Covington: The reason why

LOLONG is dead. And you would be too if you'd endured two year's solitary confinement in a bath hardly larger than yourself. And if you were looking forward to a lifetime's more of the same and, as seen on GMA's Monday evening news, being prodded with sticks to make you lunge and roar.

Vet Roberto Puentespina opined that it's common for captured crocodiles to die, unnecessarily adding, especially if these are from the wild. Well, Roberto, I'd have thought all captured crocodiles are "from the wild" and they die from a broken heart. Pining for the endless swamps and estuaries, pining for crocodile companionship and yet we humans, we supposedly civilized folks, thinking it'll make us a buck or two, hunt and capture crocs -- the ironically named Palawan Rescue and Conservation Center is good at this -- to live out their days in concrete ponds hardly larger than themselves.

No doubt Bunawan in Davao del Sur will go after another croc to fill their at-the-moment idle pond and oh, did I mention, an absence of crocodile means no turnstile clicking and no pesos dropping into the council coffers.

We're a bunch of hypocrites aren't we? Look at the folderol we make of turtles hatching on the local beaches.
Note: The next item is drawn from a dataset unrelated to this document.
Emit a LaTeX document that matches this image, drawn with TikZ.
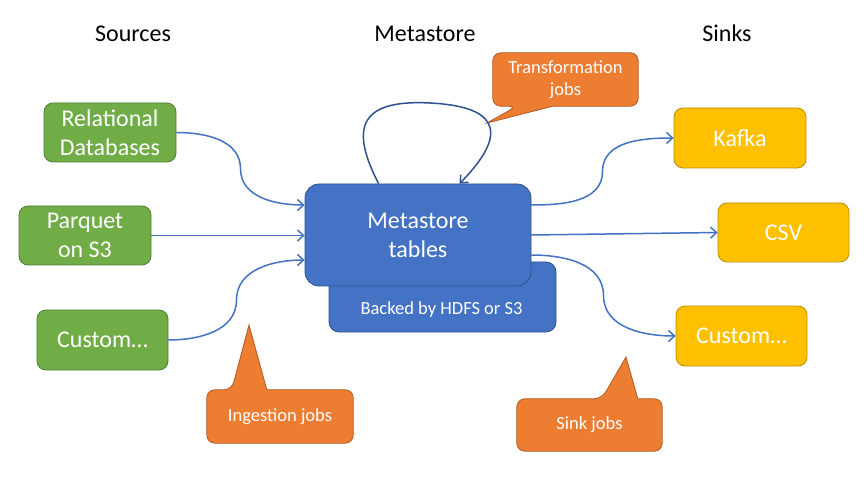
\documentclass[tikz,border=0pt]{standalone}
\usepackage{fontspec}
\setmainfont{Carlito}
\usetikzlibrary{arrows.meta,calc,backgrounds}
\definecolor{grn}{HTML}{70AD47}
\definecolor{grnd}{HTML}{507E32}
\definecolor{blu}{HTML}{4472C4}
\definecolor{blud}{HTML}{2F528F}
\definecolor{yel}{HTML}{FFC000}
\definecolor{yeld}{HTML}{BC8C00}
\definecolor{org}{HTML}{ED7D31}
\definecolor{orgd}{HTML}{AE5A21}
\begin{document}
\begin{tikzpicture}[x=1pt,y=1pt,
  mbox/.style={rectangle, rounded corners=9pt, text=white, align=center,
    font=\fontsize{24}{28.8}\selectfont, line width=0.8pt, inner sep=0pt},
  srcbox/.style={mbox, fill=grn, draw=grnd, minimum width=132pt, minimum height=59pt},
  sinkbox/.style={mbox, fill=yel, draw=yeld, minimum width=131pt, minimum height=60pt},
  hdr/.style={font=\fontsize{24}{28.8}\selectfont, text=black, inner sep=0pt},
  calltext/.style={text=white, align=center, font=\fontsize{18.5}{22}\selectfont, inner sep=0pt},
  callshape/.style={fill=org, draw=orgd, line width=0.8pt, rounded corners=8pt},
  flowline/.style={draw=blu, line width=1.5pt, -{Straight Barb[length=6pt,width=11pt]}},
  loopline/.style={draw=blud, line width=1.5pt, -{Straight Barb[length=6pt,width=11pt]}}]
\useasboundingbox (0,0) rectangle (867,477);
\begin{pgfonlayer}{background}
\fill[white] (0,0) rectangle (867,477);
\end{pgfonlayer}

% headers
\node[hdr] (hsrc) at (133,443.5) {Sources};
\node[hdr] (hmeta) at (425,443.5) {Metastore};
\node[hdr] (hsink) at (727,443.5) {Sinks};

% sources
\node[srcbox] (rel) at (110,344.5) {Relational\\Databases};
\node[srcbox] (parq) at (85,241.5) {Parquet\\on S3};
\node[srcbox, minimum width=131pt, minimum height=60pt] (cust) at (102.5,137) {Custom…};

% metastore
\node[mbox, fill=blu, draw=blud, minimum width=227pt, minimum height=70pt, rounded corners=10pt] (backed) at (442.5,180) {};
\node[mbox, fill=blu, draw=blud, minimum width=226pt, minimum height=102pt, rounded corners=14pt] (meta) at (418,242) {Metastore\\tables};
\node[calltext] (backedlabel) at (441.5,167) {Backed by HDFS or S3};

% sinks
\node[sinkbox, minimum width=132pt] (kafka) at (740,339) {Kafka};
\node[sinkbox, minimum height=59pt] (csv) at (783.5,244.5) {CSV};
\node[sinkbox] (custy) at (741.5,141) {Custom…};

% callouts
\node[calltext, minimum width=145pt, minimum height=53pt] (trans) at (565.5,397.5) {Transformation\\jobs};
\node[calltext, minimum width=146pt, minimum height=53pt] (ing) at (280,60.5) {Ingestion jobs};
\node[calltext, minimum width=145pt, minimum height=52pt] (sinkj) at (589.5,52) {Sink jobs};
\coordinate (transtip) at (487,354);
\coordinate (ingtip) at (249,152);
\coordinate (sinktip) at (626,120);
\begin{pgfonlayer}{background}
\draw[callshape] (trans.north) -- (trans.north west) -- (trans.south west)
  -- ([xshift=24pt]trans.south west) [sharp corners] -- (transtip)
  -- ([xshift=60pt]trans.south west) [rounded corners=8pt]
  -- (trans.south east) -- (trans.north east) -- cycle;
\draw[callshape] (ing.south) -- (ing.south west) -- (ing.north west)
  -- ([xshift=25pt]ing.north west) [sharp corners] -- (ingtip)
  -- ([xshift=60pt]ing.north west) [rounded corners=8pt]
  -- (ing.north east) -- (ing.south east) -- cycle;
\draw[callshape] (sinkj.south) -- (sinkj.south west) -- (sinkj.north west)
  -- ([xshift=85pt]sinkj.north west) [sharp corners] -- (sinktip)
  -- ([xshift=121pt]sinkj.north west) [rounded corners=8pt]
  -- (sinkj.north east) -- (sinkj.south east) -- cycle;
\end{pgfonlayer}

% source connectors
\draw[flowline] (rel.east) to[out=0,in=90] ($(rel.east)!0.5!([yshift=30pt]meta.west)$)
  to[out=-90,in=180] ([yshift=30pt]meta.west);
\draw[flowline] (parq.east) -- (parq.east -| meta.west);
\draw[flowline] (cust.east) to[out=0,in=-90] ($(cust.east)!0.5!([yshift=-25pt]meta.west)$)
  to[out=90,in=180] ([yshift=-25pt]meta.west);

% sink connectors
\draw[flowline] ([yshift=30pt]meta.east) to[out=0,in=-90] ($([yshift=30pt]meta.east)!0.5!(kafka.west)$)
  to[out=90,in=180] (kafka.west);
\draw[flowline] (meta.east) -- (csv.west);
\draw[flowline] ([yshift=-20pt]meta.east) to[out=0,in=90] ($([yshift=-20pt]meta.east)!0.5!(custy.west)$)
  to[out=-90,in=180] (custy.west);

% transformation loop
\coordinate (looptop) at (430,374);
\draw[loopline] ([xshift=74pt]meta.north west) .. controls (352,345) and (355,378) .. (looptop)
  .. controls (490,371) and (515,350) .. ([xshift=155pt]meta.north west);
\end{tikzpicture}
\end{document}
Local worthies queuing up to get in the photo, such a joy to liberate the little fellows into their natural environment, and then look around at the resorts and "parks" with turtle cousins stagnating in miserable concrete pens.

And look at this: Bunawan have the nerve to call their animal prison a "eco-tourism park." Surely eco-tourism is all about observing wildlife from a hide or elevated walkways in the trees, not prodding them with sticks in concrete ponds -- sorry, "custom-built habitats."

But what can we expect from a nation which keeps the family dogs in cages hardly larger than the animals themselves?

Tuesday evening on GMA's early evening news brought an extended Lolong segment -- they're doing these milk-the-topic-all-you-can segments more and more these days; one evening last week I thought I'd tuned into the Ronald dela Rosa show, but I'll admit to not paying much attention after catching a glimpse of, apparently, the mayor of Bunawan embracing Lolong's cadaver closely followed by the caretaker, he of the prodding stick.

In a state of shock from seeing grown men nuzzling up to a croc corpse nor did I pay much attention to GMA reporter Jean Paul, it was dark, in the background the crocotopsy was under way, a tough crew slicing into Lolong's equally tough underbelly, but why was Jean Paul whispering in his best funeral parlor voice?

It's a croc Jean Paul and far from reverentially whispering you should have been shouting out loud, damning the people who saw fit, who thought it was a good idea to take away Lolong from the miles and miles of his natural habitat and imprison him in a tiny concrete pond.

The reason why became apparent on Wednesday, apparently a live Lolong was bringing in some P20,000 per DAY in turnstile admittance fees and that's what everything boils down to in the Philippines. Money.